Religion News blog has a couple of interesting stories that should tilt the head of the missions minded person. This first one is out of Chittagong, Bangladesh:
Buddhist extremists held eight Chakma Christians for four days to force them to return to Buddhism
The Buddhists held a pastor, a church secretary, a village leader and five members from a Baptist church in the Chittagong Hill Tracts of Bangladesh, said Caroline Anderson , a well-informed writer in Asia for the Southern Baptist International Mission Board, a major mission group.
The captives were all forced to wear Buddhist robes, shave their heads, bow down before a statue of Buddha and clean the temple; they were also threatened with beatings and even death if they tried to escape, she reported.
Detained August 23, they were initially told they would be confined to the temple for one to two weeks, but after four days the Christian captives were released provided they remained Buddhist, missionaries said.

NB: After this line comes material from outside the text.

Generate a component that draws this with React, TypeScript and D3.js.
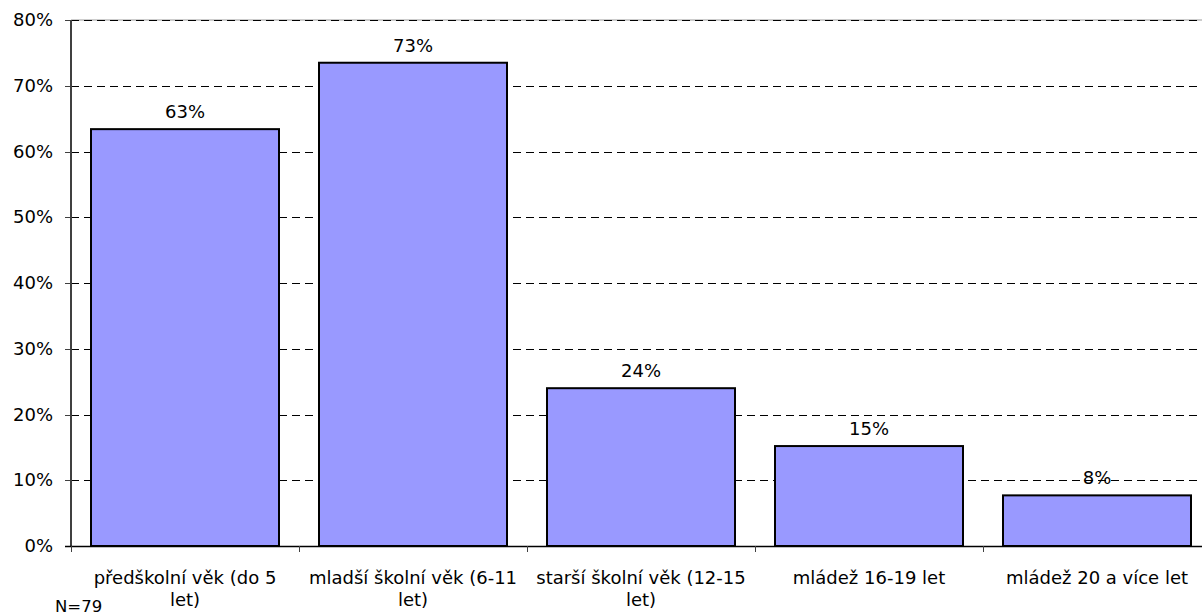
import React, { useEffect, useRef } from 'react';
import * as d3 from 'd3';

// categories are split in lines as in the original (Excel-style wrapping)
const categories: string[][] = [
  ['předškolní věk (do 5', 'let)'],
  ['mladší školní věk (6-11', 'let)'],
  ['starší školní věk (12-15', 'let)'],
  ['mládež 16-19 let'],
  ['mládež 20 a více let'],
];
const values = [0.634, 0.735, 0.24, 0.152, 0.077];
const valueLabels = ['63%', '73%', '24%', '15%', '8%'];
const yTicks = [0, 0.1, 0.2, 0.3, 0.4, 0.5, 0.6, 0.7, 0.8];
const note = 'N=79';

const FONT = '"DejaVu Sans", sans-serif';
const FS = 18;

const App: React.FC = () => {
  const ref = useRef<SVGSVGElement>(null);

  useEffect(() => {
    drawChart();
  }, []);

  const drawChart = () => {
    const svg = d3.select(ref.current);
    svg.selectAll('*').remove();

    const left = 71;
    const top = 20;
    const bottom = 546;
    const bandW = 228;

    const x = d3.scaleBand<number>()
      .domain(d3.range(categories.length))
      .range([left, left + bandW * categories.length])
      .paddingInner(40 / 228)
      .paddingOuter(20 / 228);

    const y = d3.scaleLinear().domain([0, 0.8]).range([bottom, top]);

    // gridlines
    svg.append('line')
      .attr('x1', left).attr('x2', 1202)
      .attr('y1', y(0.8)).attr('y2', y(0.8))
      .attr('stroke', '#9a9a9a').attr('stroke-width', 1);
    svg.append('g')
      .selectAll('line')
      .data(yTicks.filter(t => t > 0))
      .enter().append('line')
      .attr('x1', left).attr('x2', 1202)
      .attr('y1', d => Math.round(y(d)) + 0.5)
      .attr('y2', d => Math.round(y(d)) + 0.5)
      .attr('stroke', '#000')
      .attr('stroke-width', 1)
      .attr('stroke-dasharray', '8,5');

    // bars
    svg.append('g')
      .selectAll('rect')
      .data(values)
      .enter().append('rect')
      .attr('x', (_, i) => x(i) ?? 0)
      .attr('y', d => y(d))
      .attr('width', x.bandwidth())
      .attr('height', d => bottom - y(d))
      .attr('fill', '#9999ff')
      .attr('stroke', '#000')
      .attr('stroke-width', 2);

    // value labels
    svg.append('g')
      .selectAll('text')
      .data(values)
      .enter().append('text')
      .attr('x', (_, i) => (x(i) ?? 0) + x.bandwidth() / 2)
      .attr('y', d => y(d) - 11)
      .attr('text-anchor', 'middle')
      .attr('font-family', FONT)
      .attr('font-size', FS)
      .attr('fill', '#000')
      .text((_, i) => valueLabels[i]);

    // y axis
    svg.append('line')
      .attr('x1', left).attr('x2', left)
      .attr('y1', top).attr('y2', bottom)
      .attr('stroke', '#404040').attr('stroke-width', 2);
    const yt = svg.append('g');
    yt.selectAll('line')
      .data(yTicks)
      .enter().append('line')
      .attr('x1', left - 6).attr('x2', left)
      .attr('y1', d => Math.round(y(d)) + 0.5)
      .attr('y2', d => Math.round(y(d)) + 0.5)
      .attr('stroke', '#404040');
    yt.selectAll('text')
      .data(yTicks)
      .enter().append('text')
      .attr('x', 53)
      .attr('y', d => y(d) + 6)
      .attr('text-anchor', 'end')
      .attr('font-family', FONT)
      .attr('font-size', FS)
      .attr('fill', '#000')
      .text(d => d3.format('.0%')(d));

    // x axis
    svg.append('line')
      .attr('x1', left - 6).attr('x2', 1202)
      .attr('y1', bottom + 0.5).attr('y2', bottom + 0.5)
      .attr('stroke', '#000').attr('stroke-width', 1.5);
    svg.append('g')
      .selectAll('line')
      .data(d3.range(categories.length + 1))
      .enter().append('line')
      .attr('x1', i => left + i * bandW + 0.5)
      .attr('x2', i => left + i * bandW + 0.5)
      .attr('y1', bottom).attr('y2', bottom + 6)
      .attr('stroke', '#404040');

    const xl = svg.append('g')
      .selectAll('text')
      .data(categories)
      .enter().append('text')
      .attr('x', (_, i) => (x(i) ?? 0) + x.bandwidth() / 2)
      .attr('y', 584)
      .attr('text-anchor', 'middle')
      .attr('font-family', FONT)
      .attr('font-size', FS)
      .attr('fill', '#000');
    xl.selectAll('tspan')
      .data(d => d)
      .enter().append('tspan')
      .attr('x', function () {
        return (this.parentNode as SVGTextElement).getAttribute('x');
      })
      .attr('dy', (_, j) => (j === 0 ? 0 : 22))
      .text(d => d);

    svg.append('text')
      .attr('x', 55)
      .attr('y', 612)
      .attr('text-anchor', 'start')
      .attr('font-family', FONT)
      .attr('font-size', 16.5)
      .attr('fill', '#000')
      .text(note);
  };

  return (
    <svg
      ref={ref}
      width={1202}
      height={616}
      style={{ position: 'absolute', left: 0, top: 0, background: '#fff' }}
    />
  );
};

export default App;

“They are not allowed to pray to Jesus, nor read Bibles, but they say they are still Christian in their hearts,” added a missionary who did not want to use her real name amid security concerns. Despite the difficulties, 10 new Chakma churches have been established with about 300 Chakmas professing their faith in Jesus, Christians said….
Here is the other story coming from New Delhi, India:
A legislative panel in Nepal has proposed retaining a ban on converting others in the country’s new constitution.
Parliament has yet to decide on the proposal, but Christian leaders said they fear it is likely to be approved given that Nepal’s largest political party, led by former Maoist rebels, sympathizes with the deposed king’s wishes for such a ban. The country is forging a new constitution as part of its transition from a Hindu monarchy to a democracy.
Asked if the proposal violated international conventions such as the International Covenant on Civil and Political Rights, to which Nepal is a signatory, Pandey said the committee looked at “all relevant conventions” as well as “Nepal’s own unique socio-political context” before reaching the consensus.
Pandey is from the Communist Party of Nepal (Unified Marxist Leninist).
Bishop Anthony Sharma, the first ethnic Nepalese to be ordained as a Jesuit priest, said the panel’s proposal will not alter his congregation’s Christian activities.
“We do not have any fear, and we will continue to do what we are doing, whether it’s a Hindu constitution or a secular one,” he said. “Conversion is by God; people simply respond to Him. Our philosophy is, ‘We propose and not impose.’ The growth of the church in Nepal is due to the Christian witness, and not just by preaching.”
The Rev. Dr. Mangalam Mahajan, president of Koinonia Church Fellowship, said he was hopeful that the new constitution would carry the same provisions as in the Indian Constitution, which allows for free profession, practice and propagation of religion – though some Indian states have “anti-conversion” laws outlawing forced or fraudulent conversion.
“The restriction will affect the Christian work in Nepal,” Mahajan said.
Though the ban on encouraging conversions has been in force for more than five decades, it is unclear how it would be interpreted and implemented in the new constitution. Christians fear that Hindu nationalist groups would misuse the ban to restrict public meetings and social work that could be suspected of being aimed at conversions.
Proselytizing was outlawed in the Himalayan nation in its 1959 Constitution, which replaced the country’s first interim constitution of 1951. Since then, all consecutive constitutions have retained the ban, including the 2007 interim constitution issued a year after the abolition of the world’s only Hindu monarchy.
The bishop of the Believers Church, Narayan Sharma, said he was not surprised at the proposed continuation of the ban.
“We know that the new constitution will restrict conversions to ‘protect’ the country’s demography and thereby its culture,” Sharma said. “But Nepalese Christians live as per the country’s culture. I myself never wear a tie, which is seen as Western.”
He added that the only upside of such a ban would be that restrictions could filter out conversions that are less than genuine.
“Only those who are willing to pay the price will remain,” Sharma said. “It is surprising, though, that socially Nepal is very progressive – homosexual marriages are legal – but when it comes to religion, it becomes conservative.”